While watching the ferocious action of a couple of World Cup games the other day, I found my mind drifting between goals. And in those six hours, I wondered what it would take for Americans to fall in love with soccer after all these years of raging indifference.
I remembered a conversation I once had with Lee Stern, owner of the late and great Sting team that brought such glory to the city of Chicago. Stern promised soccer would become the sport of the ’70s in the United States. He was so enthusiastic, even after admitting he might have jumped the gun, that he then revised his forecast. Soccer would become our sport of the ’80s.
Regrettably, I lost touch with Stern during the ’90s, but I feel confident that we are both thinking alike now. Soccer will surely be the sport of the ’00s.
Stern’s theory was sound, for it was based on the unassailable fact that so many of America’s children had begun playing soccer in schools and community leagues throughout the country. Stern reasoned that when those youngsters grew up and got their driver’s licenses, they would head directly to the nearest professional soccer game, wallets in hand.
In other words, the boys and girls participating in soccer would compose an entire generation of soccer fans for life.
“What I didn’t realize,” Stern rued, “was that those kids would get in their cars and go to the shopping malls instead.”
Shades of Jack Kent Cooke, who bought the Los Angeles Kings and figured he couldn’t miss with a million transplanted Canadians living in Southern California. When Cooke opened for business, what he saw were thousands of empty seats.
Concluded Cooke: “Now I know why all these people left Canada. They hate hockey.”
But after Cooke sold the Kings, Wayne Gretzky joined them, and the rest is history. Now hockey is hot in the Sun Belt. Florida got the NHL before major-league baseball, would you believe? Carolina is in the Stanley Cup finals, for goodness’ sakes.
Soccer fever also can overtake America, better late than never. Sports don’t have to be mainstream to succeed, as witnessed by the Fire, which is doing nicely in the suburbs, away from that dump Soldier Field. Sports don’t have to be major league, either. The Wolves won the American Hockey League championship, and you can see home games on TV or in person without taking out a second mortgage.

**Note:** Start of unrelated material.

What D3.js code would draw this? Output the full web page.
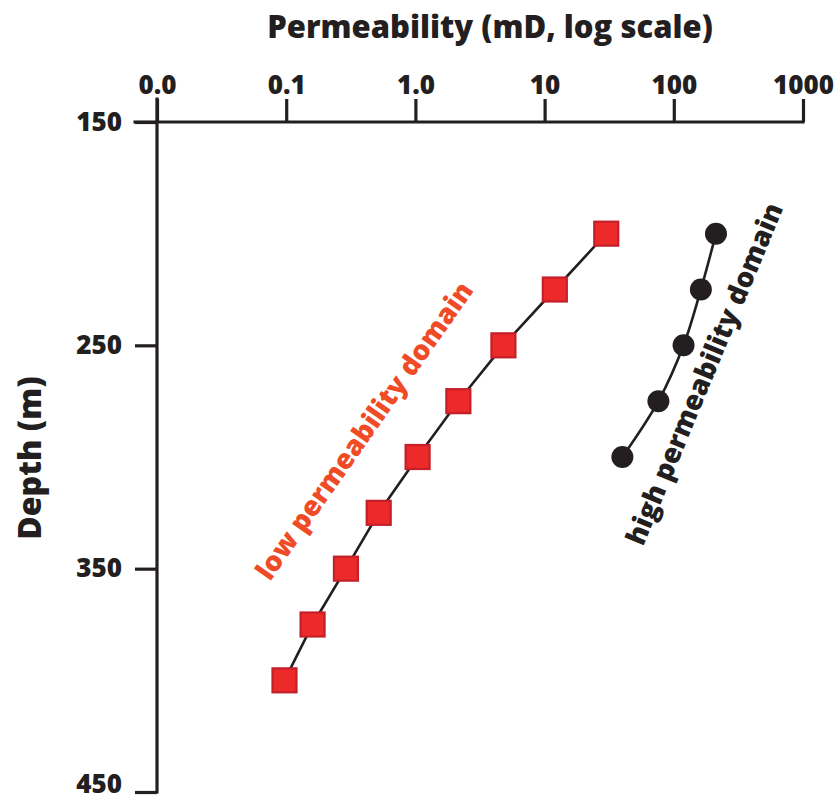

Besides, the bigger the games, the more they cultivate suspicion. Look at baseball, and its ongoing steroid controversy, or basketball, with all that conspiracy talk about how referees made sure the Los Angeles Lakers would reach the NBA Finals instead of the Sacramento Kings.
Soccer has its problems, on the international and local levels, but how do you accuse players of taking performance-enhancing drugs when nobody scores? You don’t test players for foreign substances. You want to test them for malnutrition. So many guys are always falling down. Maybe they’re hungry. The same goes for point shaving. When the final is 0-0, how can it be fixed? No gambler would pay both teams to dump the same game. Soccer seems clean to me.
Given Americans’ affinity for offense, however, I would offer one suggestion. Make every goal count for six points instead of one, just like football does with touchdowns. It will create the illusion that more is happening. I also would vote for a minor alteration regarding goalkeepers. They can’t use their hands either.
Enjoy. The Cubs can’t beat Milwaukee, but our soccer heroes beat Portugal 18-12. And they aren’t going on strike.